Passando alla parte musicale, l’EP è quasi completamente suonato al pianoforte, tranne Los Angeles, che si regge su una chitarra acustica.
«Sì, per me il pianoforte è totalizzante. Ho studiato composizione classica e l’armonia è uno dei principali obiettivi quando scrivo. Sono tornata al piano anche sotto incoraggiamento del mio produttore, Domenico Finizio dei Tropea, che mi ha aiutato tantissimo a trovare una mia identità sonora. Los Angeles, invece, è nata con lui alla chitarra e quindi abbiamo scelto di mantenerla in questo modo».
In Portami via hai collaborato anche con un altro cantautore, Gobbi.
«Sì, è il mio compagno e scriviamo spesso insieme. Abbiamo iniziato a lavorare su una melodia che aveva pensato proprio per me. Siamo andati avanti quasi per un anno perché non riuscivamo a trovare una forma definitiva e poi è nata Portami via».
Parlando di XFactor, qual è il bilancio a quasi tre anni dall’esperienza?
«Il bilancio continua a cambiare nel tempo. Ci sono periodi in cui dico una cosa, altri in cui ne dico un’altra. Ogni esperienza continua a cambiare significato nel corso del tempo. Ora, sinceramente, mi dispiace un po’ di aver giocato una carta in un momento in cui non ero a fuoco artisticamente come lo sono adesso. Però, al tempo stesso, chi può dire che io non abbia scoperto davvero questo modo di fare, di scrivere, di produrre, proprio grazie a quell’esperienza in cui sono stata esposta? Per esempio, Finizio, il mio produttore, ha fatto il programma insieme a me con i Tropea».
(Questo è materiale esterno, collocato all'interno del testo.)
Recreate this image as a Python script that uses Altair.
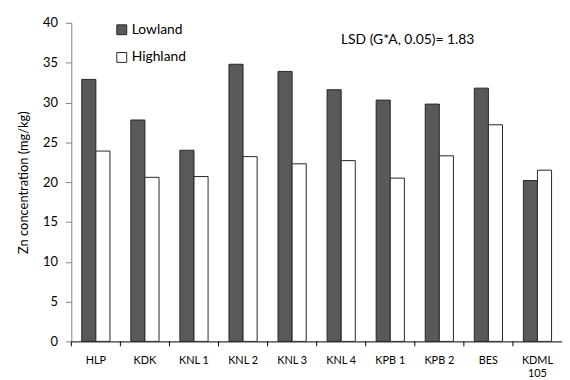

Cosa significa essere una cantante emergente in Italia?
«La sensazione è quella di essere in tanti stretti dentro una stanza piccola, dove qualcuno a un certo punto riesce ad aprire la porta e passare in un’altra stanza. La sensazione è un po’ claustrofobica in questo momento. Questa sovrapproduzione nella musica, come in tutti gli altri settori, diventa problematica, ti fa pensare che non ci siano abbastanza orecchie.
Tre aggettivi per descrivere Abbaiare ?
«Malinconico, etereo e leggermente barocco».